Sunday, 18 June 2017

Book Review: BLOOD SISTERS BY JANE CORRY


BLOOD SISTERS
BY
JANE CORRY

Three little girls set off to school one sunny May morning.
Within an hour, one of them is dead.

Fifteen years later, Alison and Kitty are living separate lives. Kitty lives in a care home. She can't speak, and she has no memory of the accident that put her here, or her life before it.
Art teacher Alison looks fine on the surface. But the surface is a lie. When a job in a prison comes up she decides to take it - this is her chance to finally make things right.
But someone is watching Kitty and Alison.
Someone who wants revenge for what happened that day.
And only another life will do...


Blood Sisters is published by Penguin on 29 June 2017 and is Jane Corry's second novel after the bestseller My Husband's Wife


This is the story of two sisters:

Alison, who feels guilty all the time, but about what we're not sure, she talks about 'the accident' and how her life changed after it, she has no friends which suits her just fine, she's an art teacher and decides to take a job in the local prison even though the thought of being in there with the prisoners makes her nervous.  She self-harms and doesn't visit her sister Kitty.

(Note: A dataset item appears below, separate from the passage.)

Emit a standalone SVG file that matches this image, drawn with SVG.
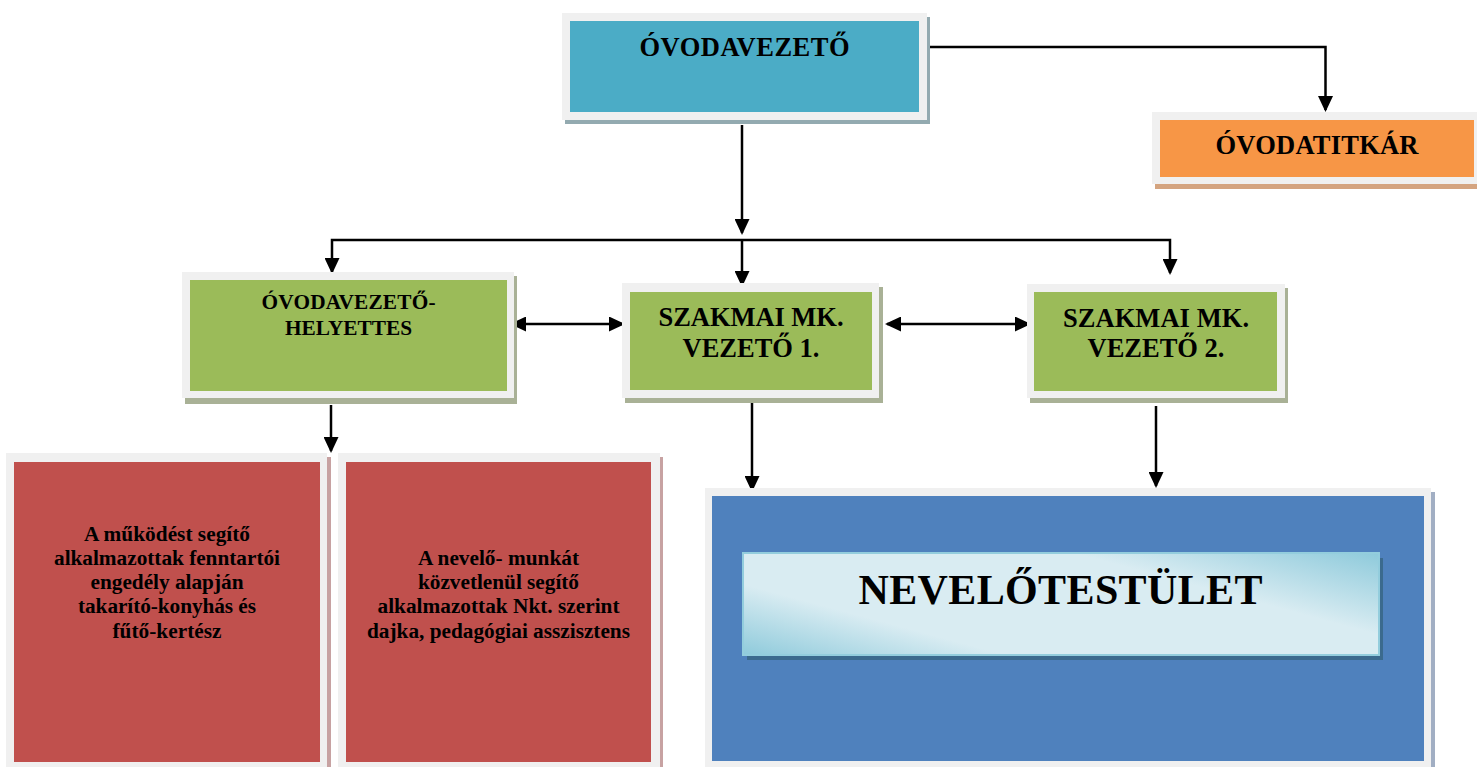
<svg xmlns="http://www.w3.org/2000/svg" width="1477" height="767" viewBox="0 0 1477 767">
<style>
  .t { font-family: "Liberation Serif", "Times New Roman", serif; font-weight: bold; fill: #000; text-anchor: middle; }
  .big { font-size: 26.5px; }
  .mid { font-size: 21.3px; }
  .sm { font-size: 21.3px; }
  .huge { font-size: 42px; }
  .frame { fill: #f0f0f0; }
  .conn { fill: none; stroke: #000; stroke-width: 2.5; }
</style>
<defs>
  <marker id="ah" viewBox="0 0 16 15" refX="14" refY="7.5" markerWidth="16" markerHeight="15" markerUnits="userSpaceOnUse" orient="auto-start-reverse">
    <path d="M0,0 L16,7.5 L0,15 z" fill="#000"/>
  </marker>
  <linearGradient id="ng" gradientUnits="userSpaceOnUse" x1="742" y1="655" x2="810.6" y2="400">
    <stop offset="0" stop-color="#8ecadb"/>
    <stop offset="0.26" stop-color="#d9ecf2"/>
    <stop offset="0.7" stop-color="#d9ecf2"/>
    <stop offset="1" stop-color="#8ecadb"/>
  </linearGradient>
</defs>
<rect width="1477" height="767" fill="#fff"/>

<g id="conns">
  <path class="conn" d="M923,47 H1325.5 V110" marker-end="url(#ah)"/>
  <path class="conn" d="M742,125 V233" marker-end="url(#ah)"/>
  <path class="conn" d="M332,272 V240 H1170 V273" marker-start="url(#ah)" marker-end="url(#ah)"/>
  <path class="conn" d="M742,240 V285" marker-end="url(#ah)"/>
  <path class="conn" d="M512,324 H623" marker-start="url(#ah)" marker-end="url(#ah)"/>
  <path class="conn" d="M887,324 H1029" marker-start="url(#ah)" marker-end="url(#ah)"/>
  <path class="conn" d="M331,405 V451" marker-end="url(#ah)"/>
  <path class="conn" d="M752,398 V490" marker-end="url(#ah)"/>
  <path class="conn" d="M1156,406 V486" marker-end="url(#ah)"/>
</g>

<g id="ovodavezeto">
  <rect x="565" y="17" width="365" height="107" fill="#93aab0"/>
  <rect class="frame" x="562" y="13" width="365" height="107"/>
  <rect x="570" y="21" width="349" height="91" fill="#4bacc6"/>
  <text class="t big" x="744.5" y="56" textLength="210">ÓVODAVEZETŐ</text>
</g>

<g id="ovodatitkar">
  <rect x="1155" y="117" width="330" height="72" fill="#d4a480"/>
  <rect class="frame" x="1152" y="112" width="330" height="72"/>
  <rect x="1160" y="120" width="314" height="57" fill="#f79646"/>
  <text class="t big" x="1317" y="154" textLength="203">ÓVODATITKÁR</text>
</g>

<g id="helyettes">
  <rect x="185" y="276" width="332" height="128" fill="#a9b196"/>
  <rect class="frame" x="182" y="272" width="332" height="126"/>
  <rect x="190" y="280" width="317" height="111" fill="#9bbb59"/>
  <text class="t mid" x="348.5" y="309" textLength="174">ÓVODAVEZETŐ-</text>
  <text class="t mid" x="348.5" y="335">HELYETTES</text>
</g>

<g id="szakmai1">
  <rect x="625" y="287" width="258" height="116" fill="#a9b196"/>
  <rect class="frame" x="622" y="283" width="257" height="115"/>
  <rect x="630" y="292" width="242" height="98" fill="#9bbb59"/>
  <text class="t big" x="751" y="326" textLength="185">SZAKMAI MK.</text>
  <text class="t big" x="751" y="357">VEZETŐ 1.</text>
</g>

<g id="szakmai2">
  <rect x="1030" y="288" width="258" height="115" fill="#a9b196"/>
  <rect class="frame" x="1027" y="284" width="258" height="114"/>
  <rect x="1034" y="292" width="243" height="99" fill="#9bbb59"/>
  <text class="t big" x="1156" y="327" textLength="186">SZAKMAI MK.</text>
  <text class="t big" x="1156" y="357">VEZETŐ 2.</text>
</g>

<g id="mukodest">
  <rect x="9" y="457" width="322" height="312" fill="#c7a2a2"/>
  <rect class="frame" x="6" y="453" width="321" height="316"/>
  <rect x="14" y="462" width="306" height="300" fill="#c0504d"/>
  <text class="t sm" x="167" y="541" textLength="166">A működést segítő</text>
  <text class="t sm" x="167" y="565" textLength="226">alkalmazottak fenntartói</text>
  <text class="t sm" x="167" y="589" textLength="153">engedély alapján</text>
  <text class="t sm" x="167" y="613" textLength="178">takarító-konyhás és</text>
  <text class="t sm" x="167" y="638" textLength="109">fűtő-kertész</text>
</g>

<g id="nevelo-munka">
  <rect x="340" y="457" width="323" height="312" fill="#c7a2a2"/>
  <rect class="frame" x="338" y="453" width="322" height="316"/>
  <rect x="346" y="462" width="305" height="300" fill="#c0504d"/>
  <text class="t sm" x="498.5" y="565" textLength="161">A nevelő- munkát</text>
  <text class="t sm" x="498.5" y="589" textLength="161">közvetlenül segítő</text>
  <text class="t sm" x="498.5" y="613" textLength="242">alkalmazottak Nkt. szerint</text>
  <text class="t sm" x="498.5" y="638" textLength="263">dajka, pedagógiai asszisztens</text>
</g>

<g id="nevelotestulet">
  <rect x="708" y="492" width="727" height="280" fill="#a1aec3"/>
  <rect class="frame" x="705" y="488" width="726" height="285"/>
  <rect x="712" y="496" width="712" height="265" fill="#4f81bd"/>
  <rect x="747" y="558" width="636" height="102" fill="#3b6a8e"/>
  <rect x="743" y="553" width="636" height="102" fill="url(#ng)" stroke="#93cddd" stroke-width="2"/>
  <text class="t huge" x="1060.5" y="604" textLength="404">NEVELŐTESTÜLET</text>
</g>
</svg>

Kitty is in a care home.  In her dreams she can run, ride a bike, even do her shoe laces up, but in reality she can't do any of those things.  Her voice is loud and clear in her head but her words come out all jumbled up and no-one can understand what she's saying.  At first her memory of what happened is sketchy but gradually she starts to have flashbacks of her life and 'the accident'.

In the prison Alison feels she's being watched and becomes paranoid.  

At this stage of the story there were several coincidences which I found very difficult to believe, and I did consider giving up.  Also, Kitty found love in the care home and, again, some of the situations she found herself in I just couldn't imagine happening in real life.

I did stick with it, though, and overall I'm glad I did, as the story really gripped me and the last 150 pages just flew by.  

The writing was good with well-developed characters.  This is a story of revenge and jealousy, but I felt it suffered from too many coincidences to be entirely credible.